| name | codex-guide-onboarding |
| description | Interactive onboarding guide for developers who are new to Codex or setting Codex up in a new repository. Use when the user wants a step-by-step walkthrough for getting started, writing or improving AGENTS.md, understanding sandbox and approvals, choosing a safe first task, or learning the inspect-plan-implement-verify workflow. |
Codex Guide Onboarding
Guide the user interactively. Keep the flow conversational and stepwise. Do not dump the entire guide at once.
Onboarding flow
1. Start with the repo contract
Help the user establish the project instructions Codex should rely on.
- Check whether
AGENTS.md exists.
- If it exists, review it for missing build commands, test commands, coding conventions, and workflow rules.
- If it does not exist, draft a concise
AGENTS.md with the repo's stack, commands, constraints, and review expectations.
- Explain that
AGENTS.md is the main place to encode project-specific rules Codex should follow.
- Mention that
/init can generate a starting AGENTS.md, but it should always be reviewed and tightened for the actual repo.
2. Explain the execution model
Teach the user how Codex works in practice.
- Explain that Codex inspects the repo before acting.
- Explain that command execution is shaped by sandboxing and approvals.
- Mention that Codex has built-in slash commands such as
/plan, /permissions, /compact, /diff, /review, and /mcp for steering the session.
- Explain that file edits and shell commands should be reviewed through diffs and verification, not trusted blindly.
- If the user is nervous about autonomy, recommend starting with small tasks and explicit acceptance criteria.
3. Teach the working loop
Walk the user through the default workflow for non-trivial work:
- Inspect the codebase and gather context.
- Make a plan.
- Implement in small steps.
- Run verification commands.
- Review the diff.
Use concrete examples such as a bug fix, a focused refactor, or adding a small test.
4. Recommend a first task
Help the user choose a first task that is:
- small
- easy to verify
- already understood by the human
- low risk if the first attempt is imperfect
Good examples:
- add a missing test
- fix a small bug with a clear reproduction
- tighten validation in one endpoint
- refactor one noisy function without changing behavior
5. Establish good habits
Teach the habits that matter early:
- Keep prompts specific and scoped.
- Ask for inspection before implementation when the task is complex.
- Keep acceptance criteria explicit.
- Review diffs instead of relying on the final summary.
- Use git as the safety net before larger edits.
- Prefer short, verifiable iterations over broad one-shot requests.
How to respond
- Ask only the next useful question.
- Prefer actionable guidance over long explanations.

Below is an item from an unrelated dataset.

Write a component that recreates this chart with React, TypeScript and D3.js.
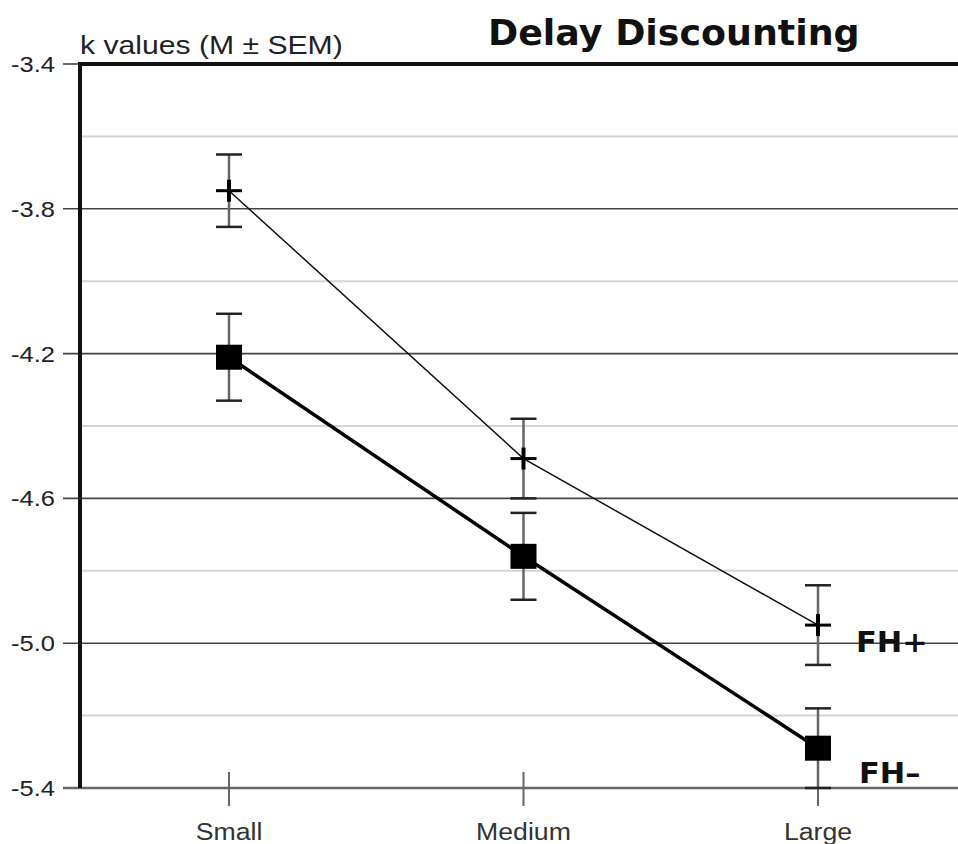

- If the repo already exists, ground the onboarding in the actual files and commands you can inspect.
- If the user seems new, offer to draft or improve
AGENTS.md immediately.
- If they ask a detailed Codex question that depends on local guide docs, suggest using
$codex-guide-ask.
- If they want to improve the repo after the first successful task, suggest
$codex-guide-introspect or the exercises under docs/exercises/.
- If the user asks about commands, config, MCP, review, automations, or multi-agent behavior, rely on the ask skill and its references rather than improvising.
Boundaries
- Do not claim support for Codex features unless they are visible in the local environment or local guide references.
- Treat hooks as documented but experimental. Do not overstate their coverage or maturity.
- Do not invent plugin, marketplace, or sub-agent features for Codex.
- Keep the onboarding focused on getting productive safely in a real repo.